Gerade erst wurde die Frist für die verfassunggebende Versammlung in Bolivien bis Dezember verlängert, da legt die Opposition neue Steine in den Weg. Mit einem Hungerstreik in Sucre, Hauptstadt des Landes und Sitz des Konvents, soll die »Neugründung Boliviens« torpediert werden. Die 103 Hungernden fordern für Sucre den vollen Hauptstadtstatus, den Umzug der Exekutive und Jurisdiktion vom derzeitigen Regierungssitz La Paz. Diese Zweiteilung existiert seit 1899.

Dabei wurde in der verfassunggebenden Versammlung in der vergangenen Woche ein Antrag mit absoluter Mehrheit abgelehnt, Hauptstadtdiskussion auf die Tagesordnung zu setzen. Schließlich sei die Kapitale noch nie durch die Verfassung definiert worden, hieß es, die Kontroverse solle daher im Kongreß behandelt werden. Neben den Wahlmännern der Regierungspartei »Bewegung zum Sozialismus« (MAS) stimmten auch moderate Oppositionspolitiker gegen das Vorhaben. Getragen wird die Forderung zum einen von Wahlmännern des Departaments Chuquisaca, in dem Sucre liegt. Unterstützung kommt auch von gut 50 weiteren der insgesamt 255 Mitglieder des Verfassungskonvents. Alle stammen aus den oppositionell regierten Departamentos Santa Cruz, Tarija, Beni und Pando. Sie wollen in erster Linie ein Fortkommen der Arbeit an einer neuen Magna Charta verhindern.

Neben dem Hungerstreik stellte am Freitag eine öffentliche Bürgerversammlung in Sucre der MAS ein Ultimatum. Sollte der Beschluß des Konvents bis zum 23. August nicht annulliert sein, werde man regionale Streiks beginnen und die verfassunggebende Versammlung boykottieren. Das Gremium wäre damit arbeitsunfähig, weil das erforderliche Quorum nicht erreicht würde.

Auf der anderen Seite kündigten soziale Organisationen ihren Widerstand an. »Wenn politische Parteien oder sonstige Gruppen einen Fortschritt des Verfassungskonvents verhindern wollen, dann werden wir darauf reagieren müssen«, ließ Máximo Romero, Funktionär der Gewerkschaft der Koka-Bauern von Cochabamba verlautbaren. Man könne Sucre einkesseln. In der Vergangenheit war die Blockade von Städten wiederholt ein effektives Mittel zur Durchsetzung politischer Positionen.

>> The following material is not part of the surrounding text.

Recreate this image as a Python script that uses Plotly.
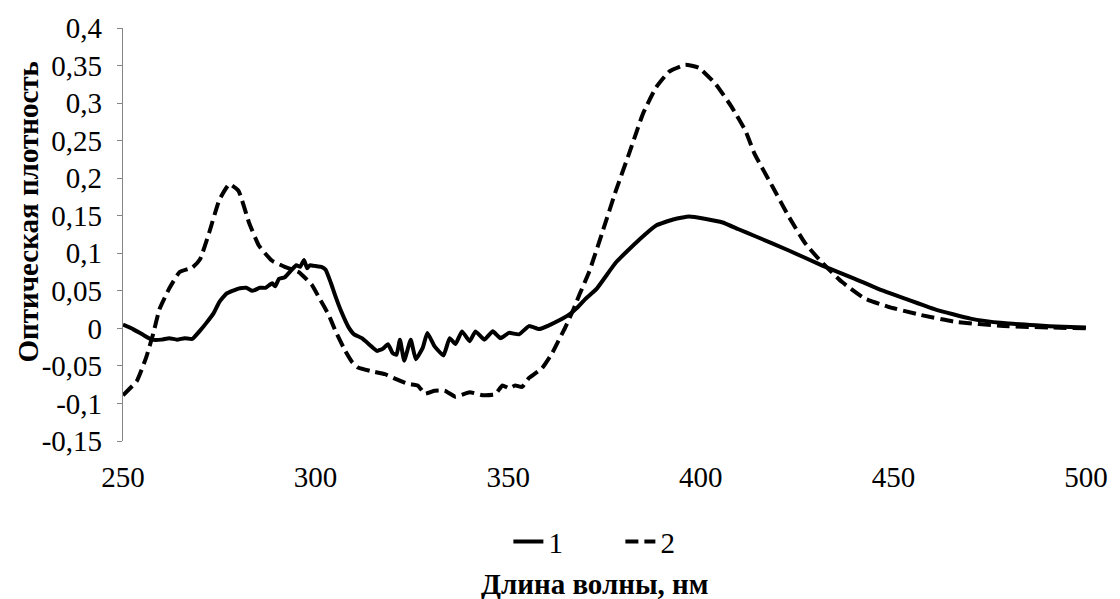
import plotly.graph_objects as go

# Series 1 (solid)
wl_1 = [250, 252.6, 255, 257.5, 260, 262, 264, 266, 268, 270, 271.6, 273.5, 275, 276.8, 280, 282,
        283.6, 285.5, 287, 288.7, 289.5, 290.5, 292, 293.8, 295, 296, 297, 297.8, 298.5, 300, 301.5,
        302.6, 304, 305, 306.7, 308.5, 310, 312, 314.5, 316, 317.5, 318.8, 320, 321, 321.9, 323,
        324.7, 326, 327.8, 329, 330.9, 333.2, 334.8, 336.3, 338, 340, 341.5, 343.8, 346, 348, 350.2,
        352.8, 355.4, 358, 360.6, 363, 366, 367.8, 370, 373, 378, 384, 388.4, 392.8, 397, 401, 405.7,
        409.8, 414, 422.7, 431.4, 440, 445.9, 452.8, 461, 470, 478.6, 487, 494, 500]
od_1 = [0.005, -0.001, -0.008, -0.015, -0.015, -0.013, -0.015, -0.013, -0.014, -0.003, 0.007, 0.02,
        0.035, 0.046, 0.053, 0.054, 0.05, 0.054, 0.054, 0.06, 0.056, 0.066, 0.068, 0.078, 0.084,
        0.082, 0.091, 0.08, 0.084, 0.083, 0.082, 0.078, 0.06, 0.045, 0.022, 0.002, -0.008, -0.013,
        -0.024, -0.03, -0.027, -0.021, -0.033, -0.035, -0.015, -0.043, -0.015, -0.041, -0.026,
        -0.006, -0.024, -0.036, -0.013, -0.021, -0.004, -0.017, -0.004, -0.015, -0.004, -0.013,
        -0.006, -0.008, 0.003, -0.001, 0.004, 0.01, 0.019, 0.027, 0.039, 0.053, 0.088, 0.118, 0.137,
        0.145, 0.149, 0.146, 0.141, 0.132, 0.123, 0.104, 0.084, 0.066, 0.053, 0.04, 0.025, 0.013,
        0.007, 0.004, 0.002, 0.001]

# Series 2 (dashed)
wl_2 = [250, 253.6, 256, 257.8, 259.5, 262, 264.7, 268, 270, 272.4, 275, 277.6, 280, 282.7, 285.3,
        288.7, 292, 295.6, 299, 301, 303.4, 305.2, 307.7, 309.5, 311, 314.4, 318, 320.6, 324, 326.5,
        328.4, 330.9, 333.5, 336.3, 340, 343.3, 346.6, 348.5, 350.3, 351.8, 353.6, 355.4, 358.8,
        361.3, 363, 364.7, 367, 368.5, 371, 374.7, 378, 381.4, 385, 388.4, 391.8, 396, 399.5, 403.9,
        408, 411.6, 414, 418.6, 422.7, 427, 431.4, 436.6, 442.5, 448.5, 457, 465.7, 478.6, 491.5, 500]
od_2 = [-0.089, -0.07, -0.039, -0.008, 0.026, 0.053, 0.075, 0.081, 0.092, 0.128, 0.171, 0.192, 0.183,
        0.141, 0.11, 0.09, 0.082, 0.075, 0.058, 0.04, 0.018, -0.004, -0.03, -0.045, -0.052, -0.057,
        -0.061, -0.067, -0.074, -0.076, -0.087, -0.083, -0.083, -0.091, -0.085, -0.089, -0.088,
        -0.076, -0.08, -0.076, -0.078, -0.066, -0.053, -0.034, -0.017, 0.0, 0.026, 0.045, 0.075,
        0.132, 0.184, 0.233, 0.286, 0.321, 0.342, 0.351, 0.347, 0.325, 0.295, 0.263, 0.232, 0.189,
        0.15, 0.114, 0.088, 0.062, 0.04, 0.029, 0.018, 0.009, 0.003, 0.001, 0.0]

series_names = ["1", "2"]
x_ticks = [250, 300, 350, 400, 450, 500]
y_ticks = [-0.15, -0.1, -0.05, 0, 0.05, 0.1, 0.15, 0.2, 0.25, 0.3, 0.35, 0.4]
y_tick_text = ["-0,15", "-0,1", "-0,05", "0", "0,05", "0,1", "0,15", "0,2", "0,25", "0,3", "0,35", "0,4"]
x_title = "Длина волны, нм"
y_title = "Оптическая плотность"

FONT = "Liberation Serif, Times New Roman, serif"
AXIS_COLOR = "#868686"
FS = 29

fig = go.Figure()
fig.add_trace(go.Scatter(x=wl_1, y=od_1, mode="lines", name=series_names[0],
                         line=dict(color="black", width=4, shape="spline", smoothing=0.4)))
fig.add_trace(go.Scatter(x=wl_2, y=od_2, mode="lines", name=series_names[1],
                         line=dict(color="black", width=4, dash="13px,6px", shape="spline", smoothing=0.4)))

y_range = [-0.15, 0.4]
zero_pos = (0 - y_range[0]) / (y_range[1] - y_range[0])

fig.update_layout(
    width=1120, height=599,
    margin=dict(l=123, r=27, t=23, b=158),
    paper_bgcolor="white", plot_bgcolor="white",
    font=dict(family=FONT, size=FS, color="black"),
    showlegend=True,
    legend=dict(orientation="h", x=(624 - 123) / 970, xanchor="center", y=-0.244, yanchor="middle",
                entrywidth=67, entrywidthmode="pixels", font=dict(size=FS, family=FONT),
                bgcolor="rgba(0,0,0,0)"),
    xaxis=dict(range=[250, 500], tickvals=x_ticks, ticktext=[str(v) for v in x_ticks],
               showline=False, showgrid=False, zeroline=False,
               ticks="outside", ticklen=10, tickcolor="rgba(0,0,0,0)",
               tickfont=dict(size=FS, family=FONT)),
    xaxis2=dict(range=[250, 500], overlaying="x", anchor="free", position=zero_pos, side="bottom",
                tickvals=x_ticks, showticklabels=False, showline=True, linecolor=AXIS_COLOR,
                linewidth=1.3, ticks="outside", ticklen=6, tickcolor=AXIS_COLOR, tickwidth=1.3,
                showgrid=False, zeroline=False, layer="below traces"),
    yaxis=dict(range=y_range, tickvals=y_ticks, ticktext=y_tick_text,
               showline=True, linecolor=AXIS_COLOR, linewidth=1.3, showgrid=False, zeroline=False,
               ticks="outside", ticklen=5, tickcolor=AXIS_COLOR, tickwidth=1.3,
               ticklabelstandoff=9, tickfont=dict(size=FS, family=FONT), layer="below traces"),
    annotations=[
        dict(text="<b>" + y_title + "</b>", textangle=-90, xref="paper", yref="paper",
             x=(27 - 123) / 970, y=(441 - 209) / 418, xanchor="center", yanchor="middle",
             showarrow=False, font=dict(size=FS, family=FONT)),
        dict(text="<b>" + x_title + "</b>", xref="paper", yref="paper",
             x=(598 - 123) / 970, y=(441 - 586) / 418, xanchor="center", yanchor="middle",
             showarrow=False, font=dict(size=FS, family=FONT)),
    ],
)

fig.write_html("out.html", config={"displayModeBar": False})

# remove the browser's default page margin so the figure sits at the window's top-left corner
with open("out.html", "r", encoding="utf-8") as f:
    html = f.read()
html = html.replace("<head>", "<head><style>html,body{margin:0;padding:0;}</style>", 1)
with open("out.html", "w", encoding="utf-8") as f:
    f.write(html)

So hatte eine Massenmobilisierung sozialer Organisationen im Juni 2005 die Ernennung des unbeliebten Hurmando Vaca Diez als Nachfolger des zurückgetretenen Präsidenten Carlos Mesa verhindert.

Kommt es zu keiner Verhandlungslösung, sind neue Massenmobilisierungen zur Unterstützung der Regierung von Präsident Evo Morales wahrscheinlich. Die Ausarbeitung einer neuen Verfassung ist schließlich eine ihrer Hauptforderungen. Die MAS-Wahlmänner setzten daher ungeachtet aller Störmanöver ihre Arbeit im Konvent fort. Der Vorsitzende Román Lazarte kündigte an, man werde »nicht auf halber Strecke stehen bleiben«.